3. Creatives. These people jump into the middle of culture with a mission. Creatives are artists who use their abilities and gifts to make culture. Art, movies, TV, and music. You might be amazed at how many Christ-followers there are in the midst of Hollywood and Nashville that are teaching the truths of grace, wisdom and beauty. And I am not just talking about 'Jesus movies'. Creatives are painting the portraits of grace in modern terms and stories. (Parables?) I could give you a few modern examples, but would rather see them from you in the comment section.

4. Communicators. These people use culture as a listening post. Communicators participate in culture as a means of understanding the prevalent themes and trends and attitudes in the world around them. They subscribe to the age-old notion that we must first seek to understand, and then seek to be understood. Communicators approach culture and media with a mission to know how to best voice the message of the gospel in the midst of that culture.

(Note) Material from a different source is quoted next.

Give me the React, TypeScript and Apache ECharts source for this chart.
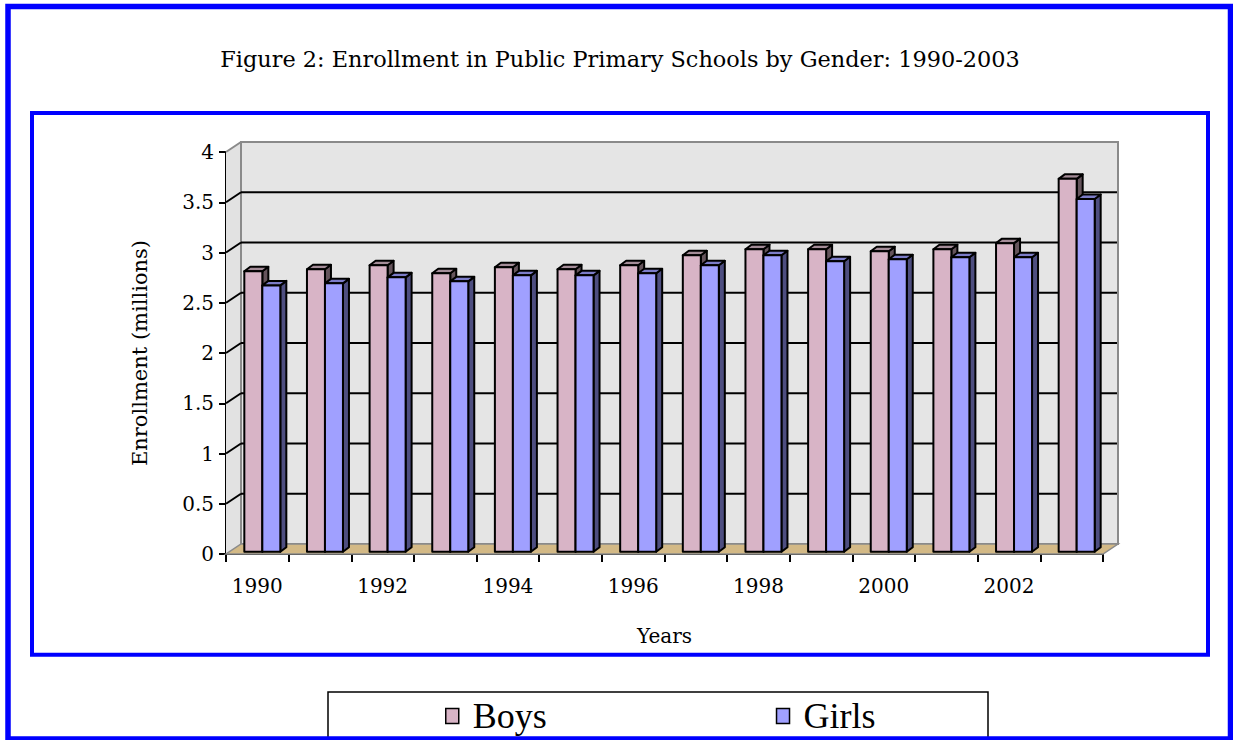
import React, { useEffect, useRef } from "react";
import * as echarts from "echarts";

const TITLE = "Figure 2: Enrollment in Public Primary Schools by Gender: 1990-2003";
const years = ["1990", "1991", "1992", "1993", "1994", "1995", "1996", "1997", "1998", "1999", "2000", "2001", "2002", "2003"];
const boys = [2.79, 2.81, 2.85, 2.77, 2.83, 2.81, 2.85, 2.95, 3.01, 3.01, 2.99, 3.01, 3.07, 3.71];
const girls = [2.65, 2.67, 2.73, 2.69, 2.75, 2.75, 2.77, 2.85, 2.95, 2.89, 2.91, 2.93, 2.93, 3.51];
const Y_MIN = 0;
const Y_MAX = 4;
const Y_INTERVAL = 0.5;

// 3D look constants
const WALL_DX = 15;
const WALL_DY = 10;
const SHIFT_X = 5;
const SHIFT_Y = 2.3;
const BAR_W = 18;
const BAR_DX = 6;
const BAR_DY = 4.5;

const BOYS_COLORS = { front: "#d8b4c6", top: "#a48c98", side: "#65545c" };
const GIRLS_COLORS = { front: "#a0a0ff", top: "#7c7cc8", side: "#4e4e80" };

const SERIF = "DejaVu Serif";

function wallRender(params: any, api: any) {
  if (params.dataIndex !== 0) return null;
  const cs = params.coordSys;
  const L = cs.x, T = cs.y, W = cs.width, H = cs.height;
  const B = T + H;
  const children: any[] = [];
  // side wall
  children.push({
    type: "polygon",
    shape: { points: [[L, B], [L, T], [L + WALL_DX, T - WALL_DY], [L + WALL_DX, B - WALL_DY]] },
    style: { fill: "#e2e2e2", stroke: null },
  });
  // back wall
  children.push({
    type: "rect",
    shape: { x: L + WALL_DX, y: T - WALL_DY, width: W, height: H },
    style: { fill: "#e5e5e5", stroke: "#8a8a8a", lineWidth: 2 },
  });
  // floor
  children.push({
    type: "polygon",
    shape: { points: [[L, B], [L + W, B], [L + W + WALL_DX, B - WALL_DY], [L + WALL_DX, B - WALL_DY]] },
    style: { fill: "#d3b986", stroke: "#8a8a8a", lineWidth: 1.5 },
  });
  // top-left edge of side wall
  children.push({
    type: "line",
    shape: { x1: L, y1: T, x2: L + WALL_DX, y2: T - WALL_DY },
    style: { stroke: "#8a8a8a", lineWidth: 2 },
  });
  // gridlines on side wall and back wall
  for (let v = Y_MIN + Y_INTERVAL; v < Y_MAX - 1e-9; v += Y_INTERVAL) {
    const y = api.coord([0, v])[1];
    children.push({
      type: "line",
      shape: { x1: L, y1: y, x2: L + WALL_DX, y2: y - WALL_DY },
      style: { stroke: "#000", lineWidth: 2 },
    });
    children.push({
      type: "line",
      shape: { x1: L + WALL_DX, y1: y - WALL_DY, x2: L + W + WALL_DX - 1, y2: y - WALL_DY },
      style: { stroke: "#000", lineWidth: 2 },
    });
  }
  return { type: "group", children };
}

function makeBarRender(isBoys: boolean) {
  const c = isBoys ? BOYS_COLORS : GIRLS_COLORS;
  return function (params: any, api: any) {
    const idx = api.value(0);
    const v = api.value(1);
    const topPt = api.coord([idx, v]);
    const basePt = api.coord([idx, 0]);
    const cx = topPt[0] + SHIFT_X;
    const x1 = isBoys ? cx - BAR_W : cx;
    const x2 = x1 + BAR_W;
    const yt = topPt[1] - SHIFT_Y;
    const yb = basePt[1] - SHIFT_Y;
    const sty = (fill: string) => ({ fill, stroke: "#000", lineWidth: 2, lineJoin: "round" });
    return {
      type: "group",
      children: [
        {
          type: "polygon",
          shape: { points: [[x2, yt], [x2 + BAR_DX, yt - BAR_DY], [x2 + BAR_DX, yb - BAR_DY], [x2, yb]] },
          style: sty(c.side),
        },
        {
          type: "polygon",
          shape: { points: [[x1, yt], [x2, yt], [x2 + BAR_DX, yt - BAR_DY], [x1 + BAR_DX, yt - BAR_DY]] },
          style: sty(c.top),
        },
        {
          type: "rect",
          shape: { x: x1, y: yt, width: BAR_W, height: yb - yt },
          style: sty(c.front),
        },
      ],
    };
  };
}

export default function App() {
  const ref = useRef<HTMLDivElement>(null);
  useEffect(() => {
    if (!ref.current) return;
    const chart = echarts.init(ref.current, null, { renderer: "svg" });
    const axisText = { fontFamily: SERIF, fontSize: 20, color: "#000" };
    chart.setOption({
      animation: false,
      backgroundColor: "#fff",
      title: {
        text: TITLE,
        left: 620,
        top: 48,
        textAlign: "center",
        padding: 0,
        textStyle: { fontFamily: SERIF, fontSize: 22.4, fontWeight: "normal", color: "#000" },
      },
      grid: { left: 226, top: 152, width: 877, height: 402 },
      xAxis: {
        type: "category",
        data: years,
        boundaryGap: true,
        axisLine: { show: true, lineStyle: { color: "#000", width: 2 } },
        axisTick: { show: true, interval: 0, length: 8, lineStyle: { color: "#000", width: 2 } },
        axisLabel: { interval: 1, margin: 22, ...axisText },
        splitLine: { show: false },
        name: "Years",
        nameLocation: "middle",
        nameGap: 72,
        nameTextStyle: { fontFamily: SERIF, fontSize: 20, color: "#000" },
      },
      yAxis: {
        type: "value",
        min: Y_MIN,
        max: Y_MAX,
        interval: Y_INTERVAL,
        axisLine: { show: true, lineStyle: { color: "#000", width: 2 } },
        axisTick: { show: true, length: 7, lineStyle: { color: "#000", width: 2 } },
        axisLabel: { margin: 12, ...axisText },
        splitLine: { show: false },
        name: "Enrollment (millions)",
        nameLocation: "middle",
        nameGap: 76,
        nameRotate: 90,
        nameTextStyle: { fontFamily: SERIF, fontSize: 21, color: "#000" },
      },
      legend: {
        data: [
          { name: "Boys", icon: "rect" },
          { name: "Girls", icon: "rect" },
        ],
        left: 445,
        top: 698,
        padding: 0,
        itemWidth: 13,
        itemHeight: 15,
        itemGap: 229,
        itemStyle: { borderColor: "#000", borderWidth: 1.5 },
        textStyle: { fontFamily: "Liberation Serif", fontSize: 36, color: "#000", padding: [0, 0, 0, 9] },
        selectedMode: false,
      },
      graphic: [
        {
          type: "rect",
          z: 0,
          shape: { x: 328, y: 692, width: 660, height: 80 },
          style: { fill: "#fff", stroke: "#000", lineWidth: 1.5 },
        },
        {
          type: "rect",
          z: 100,
          shape: { x: 32, y: 113, width: 1176, height: 541.7 },
          style: { fill: null, stroke: "#0000ff", lineWidth: 4 },
        },
        {
          type: "rect",
          z: 100,
          shape: { x: 8, y: 6.5, width: 1222.5, height: 732.5 },
          style: { fill: null, stroke: "#0000ff", lineWidth: 5.5 },
        },
      ],
      series: [
        {
          type: "custom",
          name: "wall",
          z: 1,
          silent: true,
          clip: false,
          renderItem: wallRender,
          data: [[0, 0]],
          encode: { x: 0, y: 1 },
        },
        {
          type: "custom",
          name: "Boys",
          z: 2,
          clip: false,
          itemStyle: { color: BOYS_COLORS.front },
          renderItem: makeBarRender(true),
          data: boys.map((v, i) => [i, v]),
          encode: { x: 0, y: 1 },
        },
        {
          type: "custom",
          name: "Girls",
          z: 3,
          clip: false,
          itemStyle: { color: GIRLS_COLORS.front },
          renderItem: makeBarRender(false),
          data: girls.map((v, i) => [i, v]),
          encode: { x: 0, y: 1 },
        },
      ],
    });
    return () => chart.dispose();
  }, []);
  return (
    <div
      ref={ref}
      style={{ position: "absolute", left: 0, top: 0, width: 1233, height: 740 }}
    />
  );
}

I find myself to be a communicator more often than not. What about you?

Tomorrow I will discuss some questions/concerns I would have for each of these groups!

**DISCLAIMER: THIS post by Dick Staub got my mind working on this over a year ago. I added to his thoughts and categories though!**

Please Discuss:
Do you fall into one of these categories? What are some examples of each?

Tuesday, March 3, 2009

Hot Chocolate @ A Coffee Shop?!?!?

Since we are on the subject of coffee this week, let me share a story from my college days:

Roseann and I were getting to know each other, not doing the typical dating thing, not doing the full courting thing yet. But we decided to go to Columbia, MO and hit up a hip, trendy, and super cool coffee shop there. I was excited. I thought to myself, "YES! I found me a girl would likes coffee!" So we got there and there is this natural color/bamboo motif to the place. (sweet) We walked up to the counter, and I ordered some kind of mixed drink. (mixed COFFEE drink, people!) And then my wife ordered a hot chocolate! WHAT?!?!? We are in a COFFEE house, not a HOT CHOCOLATE HOUSE!?!?! And then the bombshell was dropped. I found out she was one of THEM! You know them. Those crazy people who like the SMELL of coffee, but hate the taste! I was crushed. I knew I had to call it off that very night! (We got married 18 months later.) She still loves when I make coffee at home.

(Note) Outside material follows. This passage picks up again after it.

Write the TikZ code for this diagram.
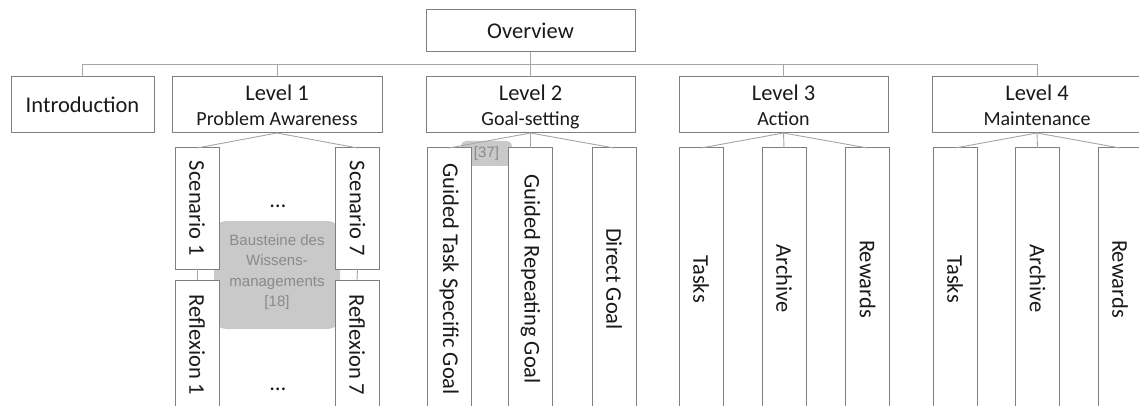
\documentclass[tikz,border=0pt]{standalone}
\usepackage{fontspec}
\setmainfont{Carlito}
\newfontfamily\notefont{Liberation Sans}
\definecolor{boxgray}{HTML}{7F7F7F}
\definecolor{wiregray}{HTML}{A6A6A6}
\definecolor{notegray}{HTML}{C9C9C9}
\definecolor{notetext}{HTML}{8A8A8A}
\definecolor{ink}{HTML}{1A1A1A}
\begin{document}
\begin{tikzpicture}[x=1pt,y=-1pt,
  box/.style={draw=boxgray, line width=1pt, fill=white, inner sep=0pt, outer sep=0pt},
  wire/.style={draw=wiregray, line width=0.9pt},
  note/.style={fill=notegray, draw=none, inner sep=0pt, outer sep=0pt},
  notelabel/.style={font=\notefont\fontsize{15}{20.5}\selectfont, text=notetext, inner sep=0pt},
  main/.style={font=\fontsize{22.5}{27}\selectfont, text=ink, inner sep=0pt},
  sub/.style={font=\fontsize{20}{24}\selectfont, text=ink, inner sep=0pt},
  vtext/.style={main, rotate=-90},
  levelbox/.style={box, minimum width=210pt, minimum height=56pt},
  tallbox/.style={box, minimum width=44pt, minimum height=262pt},
]
\useasboundingbox (0,0) rectangle (1139,406);
\clip (0,0) rectangle (1139,406);
\fill[white] (0,0) rectangle (1139,406);

% grey reference notes, lying behind the boxes
\node[note, rounded corners=12pt, minimum width=126pt, minimum height=108pt] (bst) at (277,275) {};
\node[notelabel, align=center] (bsttext) at (277,272) {Bausteine des\\Wissens-\\managements\\{}[18]};
\node[note, rounded corners=5pt, minimum width=51pt, minimum height=25pt] (ref) at (486.5,153.5) {};
\node[notelabel] (reftext) at (486.5,154) {[37]};

% top row
\node[box, minimum width=209pt, minimum height=42pt] (ov) at (530.5,31) {};
\node[box, minimum width=143pt, minimum height=56pt] (intro) at (82.5,105) {};
\node[levelbox] (L1) at (277,105) {};
\node[levelbox, minimum width=209pt] (L2) at (530.5,105) {};
\node[levelbox, minimum width=209pt] (L3) at (783.5,105) {};
\node[levelbox] (L4) at (1037,105) {};

\node[main, anchor=base] (ovt) at (530.5,39) {Overview};
\node[main, anchor=base] (introt) at (82.5,113) {Introduction};
\node[main, anchor=base] (L1a) at (277,100.5) {Level 1};
\node[sub,  anchor=base] (L1b) at (277,126) {Problem Awareness};
\node[main, anchor=base] (L2a) at (530.5,100.5) {Level 2};
\node[sub,  anchor=base] (L2b) at (530.5,126) {Goal-setting};
\node[main, anchor=base] (L3a) at (783.5,100.5) {Level 3};
\node[sub,  anchor=base] (L3b) at (783.5,126) {Action};
\node[main, anchor=base] (L4a) at (1037,100.5) {Level 4};
\node[sub,  anchor=base] (L4b) at (1037,126) {Maintenance};

% bus from the overview to the chapters
\coordinate (busy) at (0,64);
\draw[wire] (intro.north) -- (intro.north |- busy) -- (L4.north |- busy) -- (L4.north);
\draw[wire] (ov.south) -- (L2.north);
\draw[wire] (L1.north) -- (L1.north |- busy);
\draw[wire] (L3.north) -- (L3.north |- busy);

% level 1: scenarios and reflections
\node[box, minimum width=44pt, minimum height=121pt] (s1) at (197,208.5) {};
\node[box, minimum width=44pt, minimum height=130pt] (r1) at (197,345) {};
\node[box, minimum width=44pt, minimum height=121pt] (s7) at (357.5,208.5) {};
\node[box, minimum width=44pt, minimum height=130pt] (r7) at (357,345) {};
\node[vtext] (s1t) at (s1.center) {Scenario 1};
\node[vtext] (r1t) at (r1.center) {Reflexion 1};
\node[vtext] (s7t) at (s7.center) {Scenario 7};
\node[vtext] (r7t) at (r7.center) {Reflexion 7};
\node[main, anchor=base] (dots1) at (278,207) {\dots};
\node[main, anchor=base] (dots2) at (278,390) {\dots};
\draw[wire] (L1.south) -- (s1.north);
\draw[wire] (L1.south) -- (s7.north);
\draw[wire] (s1.south) -- (r1.north);
\draw[wire] (s7.south) -- (r7.north);

% level 2: goal types
\node[tallbox] (g1) at (449,279) {};
\node[tallbox] (g2) at (530.5,279) {};
\node[tallbox] (g3) at (614,279) {};
\node[vtext] (g1t) at (g1.center) {Guided Task Specific Goal};
\node[vtext] (g2t) at (g2.center) {Guided Repeating Goal};
\node[vtext] (g3t) at (g3.center) {Direct Goal};
\draw[wire] (L2.south) -- (g1.north);
\draw[wire] (L2.south) -- (g2.north);
\draw[wire] (L2.south) -- (g3.north);

% level 3: action
\node[tallbox] (a1) at (701,279) {};
\node[tallbox] (a2) at (784,279) {};
\node[tallbox] (a3) at (867.5,279) {};
\node[vtext] (a1t) at (a1.center) {Tasks};
\node[vtext] (a2t) at (a2.center) {Archive};
\node[vtext] (a3t) at (a3.center) {Rewards};
\draw[wire] (L3.south) -- (a1.north);
\draw[wire] (L3.south) -- (a2.north);
\draw[wire] (L3.south) -- (a3.north);

% level 4: maintenance
\node[tallbox] (m1) at (955,279) {};
\node[tallbox] (m2) at (1037.5,279) {};
\node[tallbox] (m3) at (1120,279) {};
\node[vtext] (m1t) at (m1.center) {Tasks};
\node[vtext] (m2t) at (m2.center) {Archive};
\node[vtext] (m3t) at (m3.center) {Rewards};
\draw[wire] (L4.south) -- (m1.north);
\draw[wire] (L4.south) -- (m2.north);
\draw[wire] (L4.south) -- (m3.north);
\end{tikzpicture}
\end{document}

This story though got me thinking about the purpose and mission of churches. Too many churches are serving hot chocolate at a coffee house. It might be good, but it is not what the coffee house is there for!! Some churches are serving up a political agenda. Some churches are serving up a social agenda exclusively. Those things might be 'good', but they don't belong in Jesus' church. His church is ALL about making disciples. End of story.

Monday, March 2, 2009

Coffee Houses

I really love coffee houses. In fact, if I never had to go anywhere else besides home in life, I would be okay with hanging out in coffee houses the rest of my life. Why?

1. I really love Coffee. I mean, I love the smell, I love the taste, I love the jitters after too much! I seriously can feel the warmth and relaxation spread through my body as I take my first drink of the day. I seriously have a man crush on coffee.

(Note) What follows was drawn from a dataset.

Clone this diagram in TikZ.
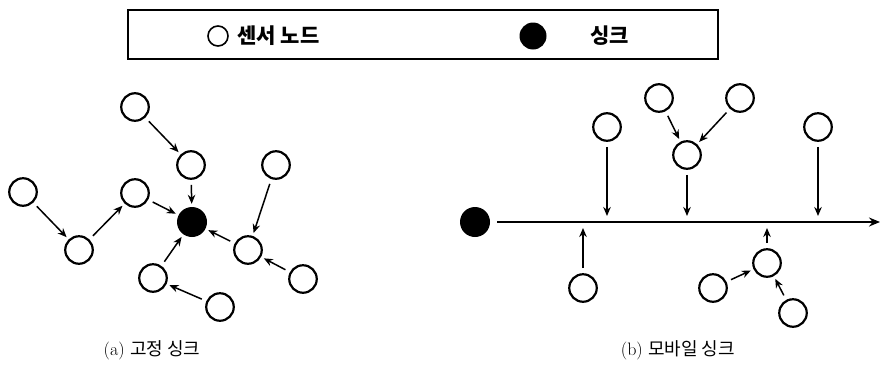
\documentclass[tikz,border=0pt]{standalone}
\usepackage{fontspec}
\newfontfamily\kr{Noto Sans CJK KR}
\usetikzlibrary{calc}
\usetikzlibrary{arrows.meta}

\begin{document}
\begin{tikzpicture}[x=1pt, y=-1pt,
  sensor/.style={draw, circle, line width=2.2pt, minimum size=27.5pt, inner sep=0pt},
  sink/.style={circle, fill=black, minimum size=30pt, inner sep=0pt},
  link/.style={black, line width=1.5pt, -{Stealth[length=9pt, width=7.5pt]}, shorten <=5pt, shorten >=3pt},
  drop/.style={black, line width=1.5pt, -{Stealth[length=9pt, width=7.5pt]}, shorten <=5pt, shorten >=6pt},
  legendtext/.style={anchor=west, font=\kr\fontsize{21}{24}\selectfont\bfseries},
  caption/.style={font=\fontsize{18}{21}\selectfont}]
\useasboundingbox (0,0) rectangle (880,370);
% legend
\draw[line width=1.4pt] (128,10) rectangle (718,59);
\node[draw, circle, line width=1.6pt, minimum size=20pt, inner sep=0pt] (legsensor) at (218,36) {};
\node[legendtext] (legsensortext) at (234,36) {센서 노드};
\node[sink, minimum size=27pt] (legsink) at (533,36) {};
\node[legendtext] (legsinktext) at (587,36) {싱크};

% (a) fixed sink
\foreach \n/\x/\y in {a1/135/107, a2/191/165, a3/23/192, a4/135/193, a5/79/250,
                      a6/276/165, a7/248/250, a8/303/279, a9/153/278, a10/220/307} {
 \node[sensor] (\n) at (\x,\y) {};
}
\node[sink] (sinka) at (192,222) {};
\foreach \s/\t in {a1/a2, a2/sinka, a3/a5, a5/a4, a4/sinka, a6/a7, a7/sinka, a8/a7, a9/sinka, a10/a9} {
 \draw[link] (\s) -- (\t);
}

% (b) mobile sink
\node[sink] (sinkb) at (475,222) {};
\coordinate (busend) at (880,222);
\draw[black, line width=2.6pt, -{Stealth[length=11pt, width=9pt]}, shorten <=7pt] (sinkb) -- (busend);
\foreach \n/\x/\y in {b1/607/127, b2/659/98, b3/740/98, b4/687/155, b5/818/127,
                      b6/583/288, b7/767/263, b8/713/288, b9/793/313} {
 \node[sensor] (\n) at (\x,\y) {};
}
\foreach \s/\t in {b2/b4, b3/b4, b8/b7, b9/b7} {
 \draw[link] (\s) -- (\t);
}
\foreach \n in {b1, b4, b5, b6, b7} {
 \draw[drop] (\n) -- (\n |- sinkb);
}

% captions
\node[caption] (capa) at (152,350) {(a) {\kr 고정 싱크}};
\node[caption] (capb) at (678,350) {(b) {\kr 모바일 싱크}};
\end{tikzpicture}
\end{document}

2. I really love Coffee Houses. I honestly believe that no one pays more attention to decor and atmosphere than coffee houses. I mean, from the hip, trendy super cool colors and designs at Starbucks to the bamboo-ish natural feel of the coffee house Roseann and I frequented while in college, Coffee Houses love to build an atmosphere. Often it is an atmosphere that reveals a lot about their owners, such as the Firehouse Coffee Cafe here in Denton.

3. I really love talking in Coffee Houses. It seems that Coffee Houses are different from restaurants in the fact that sitting and talking/chatting is expected. Maybe it's the coffee, the atmosphere or something, but people seem to just want to chat and talk in a coffee house.

I guess my question is this: do people have positive experiences like this at church? If they were to write a blog post about the things they love at church, the things that make them want to go back, what would they say?